Luca Sofri, wittgenstein.it 16/10/2015, 16 ottobre 2015
RETROCASSA
Di fatto, sono quello che chiamano un “autore”, nel mondo dell’editoria. Ovvero ho pubblicato dei libri: solo tre, e tutti con una storia indipendente e nessuna continuità tra loro, quindi di certo non mi penso uno “scrittore” nel senso in cui la parola viene usata normalmente (secondo me poi è scrittore chiunque scriva con continuità qualunque cosa: ma questo è un tema esteso e sensibile e per ora soprassediamo). Però, insomma, ho un conflitto di interessi a parlare di come funziona la vendita dei libri: alla fine ne ho pubblicato uno appena quattro mesi fa.
Quindi ne scriverò come uno incuriosito al fenomeno, ma anche interessato personalmente: non sono di quelli che per giorni vanno nelle librerie a controllare come sia esposto e promosso il loro libro, ma solo perché mi vergognerei di essere riconosciuto e un po’ mi vergognerei di me stesso (ci sono “autori” che lo fanno con una assiduità e insistenza che superano persino quelle messe nello scrivere il libro, mi raccontano): poi il mio libro è andato discretamente finora, e questa è una cosa che rasserena gli autori. Però quando sono in una libreria, è inevitabile che noti se il mio libro è visibile in circolazione, e dove.
La prima cosa che scopri, quando esce un tuo libro, è che un libro nuovo sta in zone visibili della libreria per pochissimi giorni, ancora di più se è la libreria di una catena. In quei pochissimi giorni può succedere che il tuo libro vada subito molto forte – perché sei famoso, perché hai avuto grandi promozioni televisive, perché si crea subito un’attenzione – e allora ti conservi spazio sugli scaffali davanti: se questo non avviene nell’arco di una settimana o al massimo due, sparisci altrove, dovendo fare per forza spazio a un flusso continuo di altre uscite che combattono per sopravvivere: e altrove vuole quasi sempre dire “dove ti trova solo il commesso a cui qualcuno abbia chiesto esplicitamente il libro”. È una di quelle cose che ancora oggi – in tutto questo digitale e virtuale – ha a che fare con le leggi della fisica: lo spazio è limitato, non può essere occupato da due corpi, e anche il tempo di esame delle copertine da parte dei clienti della libreria non è modificabile. Tenere il tuo libro in quella posizione all’ingresso significa sacrificarne un altro che può vendere più del tuo, o di cui hanno parlato ieri sera alle Invasioni Barbariche.
Ma non è solo questo, impari poi: in molte grandi catene che hanno molte librerie, quello spazio è in vendita.

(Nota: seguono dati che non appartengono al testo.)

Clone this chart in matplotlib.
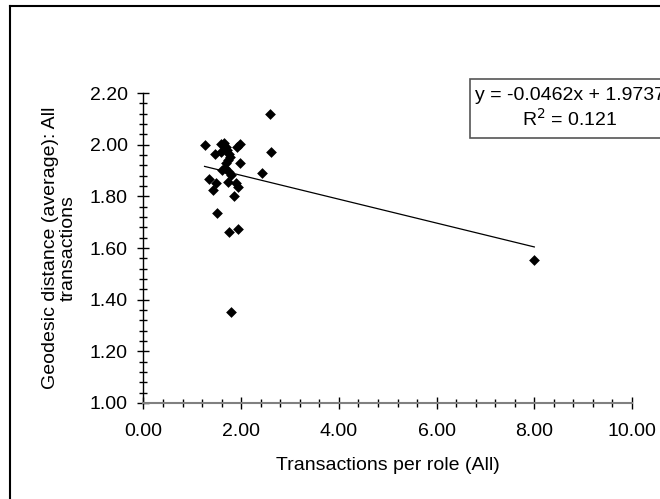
import matplotlib
matplotlib.use('Agg')
import numpy as np
from matplotlib import pyplot as plt
from matplotlib.ticker import MultipleLocator, FormatStrFormatter
from matplotlib.patches import Rectangle
from matplotlib.lines import Line2D

# data
trans_per_role = [1.25, 1.58, 1.64, 1.68, 1.71, 1.97, 1.92, 1.46, 1.59, 1.75,
                  1.77, 1.73, 1.68, 1.66, 1.60, 1.745, 1.80, 1.97, 2.60, 2.58,
                  2.42, 1.345, 1.49, 1.73, 1.90, 1.935, 1.425, 1.85, 1.505, 1.745,
                  1.935, 1.795, 8.00]
geodesic_dist = [2.00, 2.003, 2.005, 1.99, 1.98, 2.003, 1.99, 1.963, 1.973, 1.963,
                 1.954, 1.94, 1.928, 1.909, 1.902, 1.895, 1.883, 1.928, 1.973, 2.119,
                 1.892, 1.867, 1.851, 1.857, 1.853, 1.838, 1.825, 1.803, 1.735, 1.663,
                 1.674, 1.353, 1.552]
slope = -0.0462
intercept = 1.9737
r_squared = 0.121

plt.rcParams['font.family'] = ['Liberation Sans', 'DejaVu Sans']
fs = 14

fig = plt.figure(figsize=(6.6, 4.99), dpi=100)
ax = fig.add_axes([0.2174, 0.1924, 0.7402, 0.6212])

ax.scatter(trans_per_role, geodesic_dist, marker='D', s=30, c='black',
           edgecolors='black', linewidths=0, zorder=3)

# linear trendline
xs = np.array([min(trans_per_role), max(trans_per_role)])
ax.plot(xs, slope * xs + intercept, color='black', lw=0.9, zorder=2)

ax.set_xlim(0, 10)
ax.set_ylim(1.0, 2.2)
ax.xaxis.set_major_locator(MultipleLocator(2))
ax.xaxis.set_minor_locator(MultipleLocator(0.4))
ax.yaxis.set_major_locator(MultipleLocator(0.2))
ax.yaxis.set_minor_locator(MultipleLocator(0.04))
ax.xaxis.set_major_formatter(FormatStrFormatter('%.2f'))
ax.yaxis.set_major_formatter(FormatStrFormatter('%.2f'))

ax.spines['top'].set_visible(False)
ax.spines['right'].set_visible(False)
ax.spines['left'].set_color('black')
ax.spines['bottom'].set_color('#808080')
ax.spines['bottom'].set_linewidth(1.5)
ax.spines['left'].set_linewidth(1.0)

ax.tick_params(axis='both', which='major', direction='inout', length=9, width=1,
               labelsize=fs, color='black')
ax.tick_params(axis='both', which='minor', direction='inout', length=6, width=1,
               color='black')
ax.tick_params(axis='y', which='major', pad=7)
ax.tick_params(axis='x', which='major', pad=10)

ax.set_xlabel('Transactions per role (All)', fontsize=fs, labelpad=12)
ax.set_ylabel('Geodesic distance (average): All\ntransactions', fontsize=fs,
              labelpad=9, linespacing=1.05)

# outer chart frame (only left and top edges fall inside the image)
fig.add_artist(Line2D([10.5 / 660, 10.5 / 660], [0, 1 - 6 / 499],
                      transform=fig.transFigure, color='black', lw=1.5))
fig.add_artist(Line2D([10.5 / 660, 1], [1 - 6 / 499, 1 - 6 / 499],
                      transform=fig.transFigure, color='black', lw=1.5))

# trendline label box (runs off the right edge, as in the original)
fig.add_artist(Rectangle((470 / 660, 1 - 138 / 499), 0.5, 59 / 499,
                         transform=fig.transFigure, facecolor='white',
                         edgecolor='#555555', lw=1.2))
fig.text(570 / 660, 1 - 96 / 499, 'y = -0.0462x + 1.9737', fontsize=fs,
         ha='center', va='center')
fig.text(570 / 660, 1 - 119 / 499, 'R$^2$ = %.3f' % r_squared, fontsize=fs,
         ha='center', va='center')

fig.savefig('out.png', dpi=100)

Non solo è ulteriormente limitato dal fatto che le catene che sono legate ad editori devono privilegiare i “propri” libri (ancora di più in tempi difficili come questi), ma è anche offerto agli altri editori e distributori secondo definiti listini di sconti e tariffe speciali in cambio di una presenza negli scaffali delle novità, nelle “torri” all’ingresso, nel “retrocassa”. I libri che vedete esposti dietro le casse mentre siete fermi in fila – e magari vedendoli vi viene di comprarli – sono lì perché l’editore o il distributore hanno pagato per ottenere quello spazio, pensando che quei libri potessero beneficiare da una maggiore visibilità (di solito il vederli suona un campanello al cliente, e lo tenta all’acquisto).
E sono solo un paio delle tante variabili molto concrete che orientano le vendite e i successi dei libri, il fatto che poi entrino nelle classifiche, che se ne parli, e che vendano ancora di più eccetera: come avviene per ogni prodotto, la promozione,gli investimenti e il potere imprenditoriale e commerciale – che non è solo quello delle concentrazioni di editori, ma delle concentrazioni di librerie, o di distributori – sono decisivi. E coi libri queste cose concorrono a fare sì che poi le opere restino nella storia generale della cultura, e nelle nostre storie personali di lettori. Poi c’entra anche il contenuto dei libri, e la loro qualità, naturalmente. Anche.